*Supplied data*.

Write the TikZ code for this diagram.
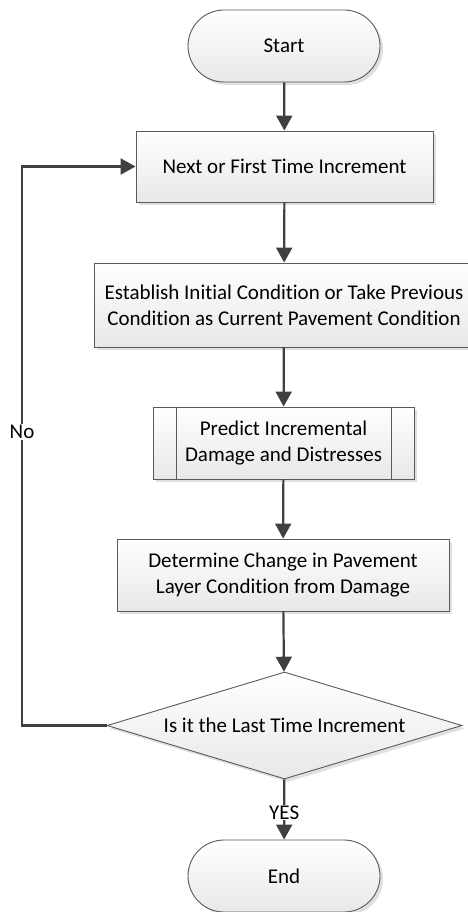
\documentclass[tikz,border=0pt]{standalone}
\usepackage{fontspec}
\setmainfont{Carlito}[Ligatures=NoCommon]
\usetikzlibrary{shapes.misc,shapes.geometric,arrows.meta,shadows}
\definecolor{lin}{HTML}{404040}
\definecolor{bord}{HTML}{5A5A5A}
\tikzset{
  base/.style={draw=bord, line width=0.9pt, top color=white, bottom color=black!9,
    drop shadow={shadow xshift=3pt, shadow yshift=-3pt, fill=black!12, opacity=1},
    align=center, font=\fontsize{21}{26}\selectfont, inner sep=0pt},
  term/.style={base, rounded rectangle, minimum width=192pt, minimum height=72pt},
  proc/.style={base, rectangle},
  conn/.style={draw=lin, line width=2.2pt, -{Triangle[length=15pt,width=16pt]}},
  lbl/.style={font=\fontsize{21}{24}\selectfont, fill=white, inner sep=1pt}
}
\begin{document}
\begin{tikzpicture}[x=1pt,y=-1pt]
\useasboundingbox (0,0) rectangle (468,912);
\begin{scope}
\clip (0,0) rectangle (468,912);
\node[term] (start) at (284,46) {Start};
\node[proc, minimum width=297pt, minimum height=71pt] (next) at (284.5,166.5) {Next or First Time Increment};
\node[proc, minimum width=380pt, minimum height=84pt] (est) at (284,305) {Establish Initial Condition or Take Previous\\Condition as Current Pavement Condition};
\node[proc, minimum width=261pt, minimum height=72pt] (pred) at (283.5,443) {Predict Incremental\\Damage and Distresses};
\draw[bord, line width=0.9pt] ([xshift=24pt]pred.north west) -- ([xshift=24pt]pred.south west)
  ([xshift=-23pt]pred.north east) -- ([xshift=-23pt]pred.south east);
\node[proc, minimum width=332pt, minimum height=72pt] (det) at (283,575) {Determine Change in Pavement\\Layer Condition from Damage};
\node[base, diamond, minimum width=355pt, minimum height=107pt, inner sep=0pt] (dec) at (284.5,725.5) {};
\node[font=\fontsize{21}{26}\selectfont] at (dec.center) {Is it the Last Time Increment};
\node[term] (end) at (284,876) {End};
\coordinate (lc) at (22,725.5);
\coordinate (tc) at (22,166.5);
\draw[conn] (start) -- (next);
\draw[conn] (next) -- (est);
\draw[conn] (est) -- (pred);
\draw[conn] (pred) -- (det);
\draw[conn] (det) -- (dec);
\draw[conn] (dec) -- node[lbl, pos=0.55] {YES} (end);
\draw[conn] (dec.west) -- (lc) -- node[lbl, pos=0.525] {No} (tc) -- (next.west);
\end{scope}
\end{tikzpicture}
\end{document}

*What the task asks*. Print out the whole of the material word for word, without pictures.

*Exercise output*.
Write the TikZ code for this diagram.
\documentclass[tikz,border=0pt]{standalone}
\usepackage{fontspec}
\setmainfont{Carlito}[Ligatures=NoCommon]
\usetikzlibrary{shapes.misc,shapes.geometric,arrows.meta,shadows}
\definecolor{lin}{HTML}{404040}
\definecolor{bord}{HTML}{5A5A5A}
\tikzset{
  base/.style={draw=bord, line width=0.9pt, top color=white, bottom color=black!9,
    drop shadow={shadow xshift=3pt, shadow yshift=-3pt, fill=black!12, opacity=1},
    align=center, font=\fontsize{21}{26}\selectfont, inner sep=0pt},
  term/.style={base, rounded rectangle, minimum width=192pt, minimum height=72pt},
  proc/.style={base, rectangle},
  conn/.style={draw=lin, line width=2.2pt, -{Triangle[length=15pt,width=16pt]}},
  lbl/.style={font=\fontsize{21}{24}\selectfont, fill=white, inner sep=1pt}
}
\begin{document}
\begin{tikzpicture}[x=1pt,y=-1pt]
\useasboundingbox (0,0) rectangle (468,912);
\begin{scope}
\clip (0,0) rectangle (468,912);
\node[term] (start) at (284,46) {Start};
\node[proc, minimum width=297pt, minimum height=71pt] (next) at (284.5,166.5) {Next or First Time Increment};
\node[proc, minimum width=380pt, minimum height=84pt] (est) at (284,305) {Establish Initial Condition or Take Previous\\Condition as Current Pavement Condition};
\node[proc, minimum width=261pt, minimum height=72pt] (pred) at (283.5,443) {Predict Incremental\\Damage and Distresses};
\draw[bord, line width=0.9pt] ([xshift=24pt]pred.north west) -- ([xshift=24pt]pred.south west)
  ([xshift=-23pt]pred.north east) -- ([xshift=-23pt]pred.south east);
\node[proc, minimum width=332pt, minimum height=72pt] (det) at (283,575) {Determine Change in Pavement\\Layer Condition from Damage};
\node[base, diamond, minimum width=355pt, minimum height=107pt, inner sep=0pt] (dec) at (284.5,725.5) {};
\node[font=\fontsize{21}{26}\selectfont] at (dec.center) {Is it the Last Time Increment};
\node[term] (end) at (284,876) {End};
\coordinate (lc) at (22,725.5);
\coordinate (tc) at (22,166.5);
\draw[conn] (start) -- (next);
\draw[conn] (next) -- (est);
\draw[conn] (est) -- (pred);
\draw[conn] (pred) -- (det);
\draw[conn] (det) -- (dec);
\draw[conn] (dec) -- node[lbl, pos=0.55] {YES} (end);
\draw[conn] (dec.west) -- (lc) -- node[lbl, pos=0.525] {No} (tc) -- (next.west);
\end{scope}
\end{tikzpicture}
\end{document}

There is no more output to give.